Pig Angel: I made this beautiful creature in Girl Scouts when I was about 10. My brother thought it was a pig. Stupid brother. The name has stuck ever since. It’s become a family heirloom (that no one wants).

(“Pig Angels We Have Heard on High”)

Cartoon Characters: Tastes change. Kids grow up. There used to be Barbie doll ornaments, Disney characters and cute little mice with dollhouses. Now, it’s a South Park Christmas.

(“Hark, hear the bells/Sweet silver bells/ All seem to say, “Ding dong, M’kay.” I KNOW Mr. Mackey sings that, not Cartman. But I don’t have a Mr. Mackey ornament. So shut up, all  you South Park purists.)

Photos: School pictures framed in the belly of Christmas characters. Some pictures are funnier than others as we’ve gone through missing teeth, 90s hair, goofy smiles and funky clothes. (My kids refuse to acknowledge these photos.)

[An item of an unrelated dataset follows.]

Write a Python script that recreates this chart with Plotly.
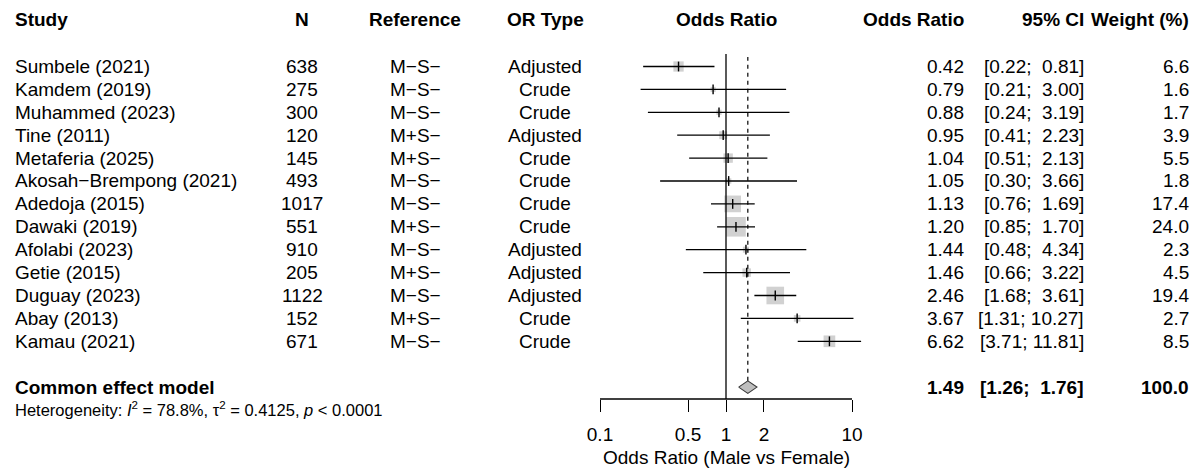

(That’s my daughter about 12 years ago. She’s the one without the red hat.)

Homemade Treasures: We have clothespin reindeer, painted plaster puppies, cross-stitched candles and styrofoam drums. (By the way, what do drums have to do with Christmas? Is it representative of banging my head against the wall?) Amongst the homemade Christmas decor, we have this little angel:

(This is named after a former neighbor–Esmerelda. This is what Esmerelda would like like if she’d been hit by a bus on Christmas morning.)

If my Christmas tree depresses you,  take heart. In just a few weeks all these precious ornaments will be stacked back into their coffee cans to wait for another holiday season.